One of our Observers for Italy recently alerted us to the news that as part of a major clampdown on "gypsy" communities the government plans to compile a fingerprint database of the country's entire Roma population, including children.

Under the scheme, announced by Italian Interior Minister Roberto Maroni, authorities will randomly collect data from each of the country's Roma residents. Those without the correct paperwork will be considered illegal and deported within three months. The Berlusconi government has also announced plans to close down all illegally run or badly facilitated Roma camps as soon as possible. The plan has been condemned by the Italian left and caused a harsh reaction from the Catholic weekly Famiglia Cristiana.

This post was compiled with help from our Observer in Milan, Alberto Celani.

Roma in Milan

Photos by Alessandro Fornasetti - www.imagefactory.it.

 

 
 

 

"It's nothing out of the ordinary"

Fabrizio Cecchetti is a member of the Northern League Party and a councillor for the Milan area regional government.

The Italian integration model has failed. Gypsies no longer believe in the values they did traditionally and follow an increasingly consumerist way of life where authentic values have been replaced by false ones. Their settlements are havens of crime. Social conflict is a daily affair and they're involved in the exploitation of babies, young mothers and handicapped people. The government's database plan is the best way to check each person's identity.
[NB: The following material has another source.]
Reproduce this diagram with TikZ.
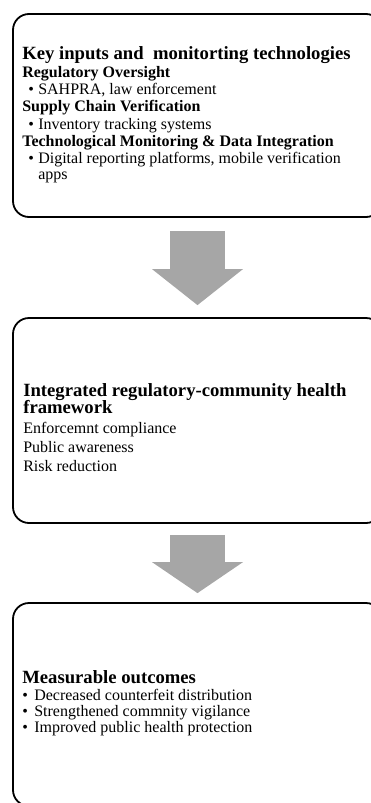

It's nothing out of the ordinary; you must remember that the state holds the fingerprints of the majority of the country's men anyway, because of military service."

"Politicians are just deserting this community"

Maurizio Pagani is the president of Opera Nomadi, an association working in favour of Roma integration in Italy:

This fingerprint scheme is not necessary. It would be easier to launch a basic census because most of the camps' residents are already known to the authorities anyway. Politicians are just deserting this community and not helping them to integrate. It's true that the gypsy culture is moving in the wrong direction but it's the responsibility of the state to bridge the gap between the group and mainstream society. The way some young Roma behave is the result of a society where there's no dialogue and no solidarity."